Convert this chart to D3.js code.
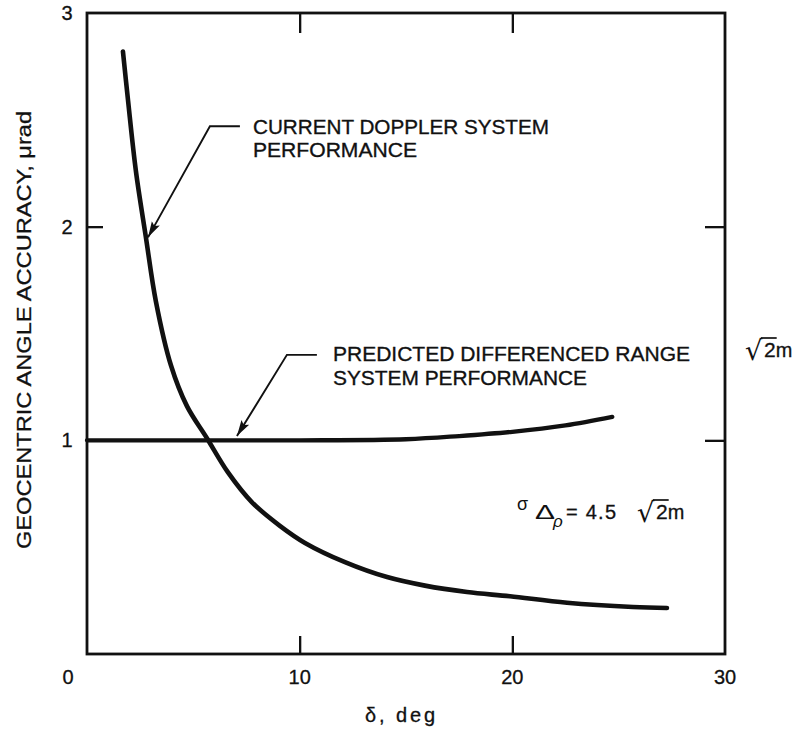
<!DOCTYPE html>
<html><head><meta charset="utf-8">
<script src="https://cdn.jsdelivr.net/npm/d3@7"></script>
<style>html,body{margin:0;padding:0;background:#fff;} svg{display:block;}</style>
</head><body>
<svg id="chart" width="801" height="733"></svg>
<script>
// ---- data ----
const xTickValues = [10, 20, 30];
const xTickLabels = ["10", "20", "30"];
const yTickValues = [1, 2, 3];
const yTickLabels = ["1", "2", "3"];
const originLabel = "0";

const dopplerX = [1.69, 1.93, 2.30, 2.77, 3.24, 3.95, 4.70, 5.64, 6.63, 7.76, 9.07, 10.25, 12.13, 14.11, 15.89, 17.87, 19.89, 22.57, 25.67, 27.27];
const dopplerY = [2.82, 2.59, 2.26, 1.95, 1.65, 1.35, 1.16, 1.01, 0.85, 0.71, 0.60, 0.52, 0.43, 0.36, 0.32, 0.29, 0.27, 0.24, 0.22, 0.215];

const predictedX = [0, 5, 10, 15, 17.5, 20, 22.5, 24.7];
const predictedY = [1.0, 1.0, 1.0, 1.005, 1.02, 1.04, 1.07, 1.11];

const xTitle = "δ, deg";
const yTitle = "GEOCENTRIC ANGLE ACCURACY, μrad";
const dopplerLabel = ["CURRENT DOPPLER SYSTEM", "PERFORMANCE"];
const predictedLabel = ["PREDICTED DIFFERENCED RANGE", "SYSTEM PERFORMANCE"];

// ---- layout ----
const svg = d3.select("#chart");
const FONT = "'Liberation Sans', Arial, sans-serif";
const INK = "#111";
const x = d3.scaleLinear().domain([0, 30]).range([87, 725]);
const y = d3.scaleLinear().domain([0, 3]).range([654, 13]);

svg.append("rect").attr("width", 801).attr("height", 733).attr("fill", "#fff");

// frame
svg.append("rect")
  .attr("x", x(0)).attr("y", y(3))
  .attr("width", x(30) - x(0)).attr("height", y(0) - y(3))
  .attr("fill", "none").attr("stroke", INK).attr("stroke-width", 2.8);

const T = 18;
const axB = svg.append("g").attr("transform", `translate(0,${y(0)})`)
  .call(d3.axisBottom(x).tickValues([10, 20]).tickSize(-T).tickFormat(""));
const axT = svg.append("g").attr("transform", `translate(0,${y(3)})`)
  .call(d3.axisTop(x).tickValues([10, 20]).tickSize(-T - 2).tickFormat(""));
const axL = svg.append("g").attr("transform", `translate(${x(0)},0)`)
  .call(d3.axisLeft(y).tickValues([1, 2]).tickSize(-T + 2).tickFormat(""));
const axR = svg.append("g").attr("transform", `translate(${x(30)},0)`)
  .call(d3.axisRight(y).tickValues([1, 2]).tickSize(-T - 2).tickFormat(""));
[axB, axT, axL, axR].forEach(g => {
  g.select(".domain").remove();
  g.selectAll("line").attr("stroke", INK).attr("stroke-width", 2.3);
});

// tick labels
const tickStyle = sel => sel.attr("font-family", FONT).attr("font-size", 20).attr("fill", INK)
  .attr("stroke", INK).attr("stroke-width", 0.3).attr("text-anchor", "middle");
svg.append("g").selectAll("text").data(xTickValues).join("text")
  .attr("x", d => x(d)).attr("y", y(0) + 30).call(tickStyle)
  .text((d, i) => xTickLabels[i]);
svg.append("text").attr("x", x(0) - 19).attr("y", y(0) + 30).call(tickStyle).text(originLabel);
svg.append("g").selectAll("text").data(yTickValues).join("text")
  .attr("x", x(0) - 20).attr("y", d => y(d) + 7).call(tickStyle)
  .text((d, i) => yTickLabels[i]);

// axis titles
svg.append("text").attr("x", 400).attr("y", 722)
  .attr("text-anchor", "middle").attr("font-family", FONT).attr("font-size", 20).attr("fill", INK)
  .attr("stroke", INK).attr("stroke-width", 0.3)
  .attr("textLength", 70).attr("lengthAdjust", "spacing")
  .text(xTitle);
svg.append("text")
  .attr("transform", "translate(31,330) rotate(-90)")
  .attr("text-anchor", "middle").attr("font-family", FONT).attr("font-size", 21).attr("fill", INK)
  .attr("stroke", INK).attr("stroke-width", 0.3)
  .attr("textLength", 438).attr("lengthAdjust", "spacingAndGlyphs")
  .text(yTitle);

// curves
const line = d3.line().x(d => x(d[0])).y(d => y(d[1])).curve(d3.curveCatmullRom.alpha(0.5));
svg.append("path").datum(d3.zip(dopplerX, dopplerY)).attr("d", line)
  .attr("fill", "none").attr("stroke", INK).attr("stroke-width", 4.6)
  .attr("stroke-linecap", "round").attr("stroke-linejoin", "round");
svg.append("path").datum(d3.zip(predictedX, predictedY)).attr("d", line)
  .attr("fill", "none").attr("stroke", INK).attr("stroke-width", 4.3)
  .attr("stroke-linecap", "round").attr("stroke-linejoin", "round");

// arrowhead marker
svg.append("defs").append("marker")
  .attr("id", "arr").attr("markerUnits", "userSpaceOnUse")
  .attr("markerWidth", 18).attr("markerHeight", 12)
  .attr("refX", 16).attr("refY", 6).attr("orient", "auto")
  .append("path").attr("d", "M0,1.5 L16,6 L0,10.5 L3,6 Z").attr("fill", INK);

// annotation leaders (data-space: end, elbow, tip)
const dopplerLeader = [[7.19, 2.47], [5.78, 2.47], [2.87, 1.95]];
const predictedLeader = [[10.81, 1.40], [9.4, 1.40], [7.05, 1.02]];
const leader = d3.line().x(d => x(d[0])).y(d => y(d[1]));
[dopplerLeader, predictedLeader].forEach(pts => {
  svg.append("path").attr("d", leader(pts))
    .attr("fill", "none").attr("stroke", INK).attr("stroke-width", 1.9)
    .attr("marker-end", "url(#arr)");
});

function labelBlock(lines, x0, y0, lh, widths) {
  lines.forEach((t, i) => {
    svg.append("text").attr("x", x0).attr("y", y0 + i * lh)
      .attr("font-family", FONT).attr("font-size", 20.5).attr("fill", INK)
      .attr("stroke", INK).attr("stroke-width", 0.35)
      .attr("textLength", widths[i]).attr("lengthAdjust", "spacingAndGlyphs")
      .text(t);
  });
}
labelBlock(dopplerLabel, 253, 134, 23, [296, 164]);
labelBlock(predictedLabel, 333, 361, 24, [357, 254]);

// sqrt(2) m helper
function sqrt2m(x0, base, size) {
  const g = svg.append("g");
  const rad = g.append("text").attr("x", x0).attr("y", base + 3)
    .attr("font-family", "'DejaVu Sans', sans-serif").attr("font-size", size * 1.3).attr("fill", INK)
    .text("√");
  const rb = rad.node().getBBox();
  const tx = rb.x + rb.width - 1;
  const two = g.append("text").attr("x", tx + 2).attr("y", base)
    .attr("font-family", FONT).attr("font-size", size).attr("fill", INK)
    .attr("stroke", INK).attr("stroke-width", 0.3);
  two.append("tspan").text("2");
  two.append("tspan").attr("font-size", size * 0.95).text("m");
  const tmp = g.append("text").attr("font-family", FONT).attr("font-size", size).text("2");
  const w2 = tmp.node().getComputedTextLength();
  tmp.remove();
  g.append("line").attr("x1", tx - 1).attr("x2", tx + 2 + w2 + 1)
    .attr("y1", rb.y + 3).attr("y2", rb.y + 3)
    .attr("stroke", INK).attr("stroke-width", 1.7);
}

// sigma formula
const sigBase = 519;
svg.append("text").attr("x", 517).attr("y", sigBase - 9)
  .attr("font-family", FONT).attr("font-size", 18).attr("fill", INK).text("σ");
svg.append("text").attr("x", 535).attr("y", sigBase)
  .attr("font-family", FONT).attr("font-size", 21).attr("fill", INK)
  .attr("textLength", 20).attr("lengthAdjust", "spacingAndGlyphs").text("Δ");
svg.append("text").attr("x", 553).attr("y", sigBase + 8)
  .attr("font-family", FONT).attr("font-size", 17).attr("font-style", "italic").attr("fill", INK).text("ρ");
svg.append("text").attr("x", 566).attr("y", sigBase)
  .attr("font-family", FONT).attr("font-size", 20).attr("fill", INK)
  .attr("stroke", INK).attr("stroke-width", 0.3)
  .attr("textLength", 50).attr("lengthAdjust", "spacing").text("= 4.5");
sqrt2m(637, sigBase, 21);

// right-side sqrt(2) m
sqrt2m(745, 357, 21);
</script>
</body></html>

----

Begin at the first line of the data above and repeat each line exactly, stopping after the line containing "const y = d3.scaleLinear().domain([0, 3]).range([654, 13]);". Omit the pictures.

Convert this chart to D3.js code.
<!DOCTYPE html>
<html><head><meta charset="utf-8">
<script src="https://cdn.jsdelivr.net/npm/d3@7"></script>
<style>html,body{margin:0;padding:0;background:#fff;} svg{display:block;}</style>
</head><body>
<svg id="chart" width="801" height="733"></svg>
<script>
// ---- data ----
const xTickValues = [10, 20, 30];
const xTickLabels = ["10", "20", "30"];
const yTickValues = [1, 2, 3];
const yTickLabels = ["1", "2", "3"];
const originLabel = "0";

const dopplerX = [1.69, 1.93, 2.30, 2.77, 3.24, 3.95, 4.70, 5.64, 6.63, 7.76, 9.07, 10.25, 12.13, 14.11, 15.89, 17.87, 19.89, 22.57, 25.67, 27.27];
const dopplerY = [2.82, 2.59, 2.26, 1.95, 1.65, 1.35, 1.16, 1.01, 0.85, 0.71, 0.60, 0.52, 0.43, 0.36, 0.32, 0.29, 0.27, 0.24, 0.22, 0.215];

const predictedX = [0, 5, 10, 15, 17.5, 20, 22.5, 24.7];
const predictedY = [1.0, 1.0, 1.0, 1.005, 1.02, 1.04, 1.07, 1.11];

const xTitle = "δ, deg";
const yTitle = "GEOCENTRIC ANGLE ACCURACY, μrad";
const dopplerLabel = ["CURRENT DOPPLER SYSTEM", "PERFORMANCE"];
const predictedLabel = ["PREDICTED DIFFERENCED RANGE", "SYSTEM PERFORMANCE"];

// ---- layout ----
const svg = d3.select("#chart");
const FONT = "'Liberation Sans', Arial, sans-serif";
const INK = "#111";
const x = d3.scaleLinear().domain([0, 30]).range([87, 725]);
const y = d3.scaleLinear().domain([0, 3]).range([654, 13]);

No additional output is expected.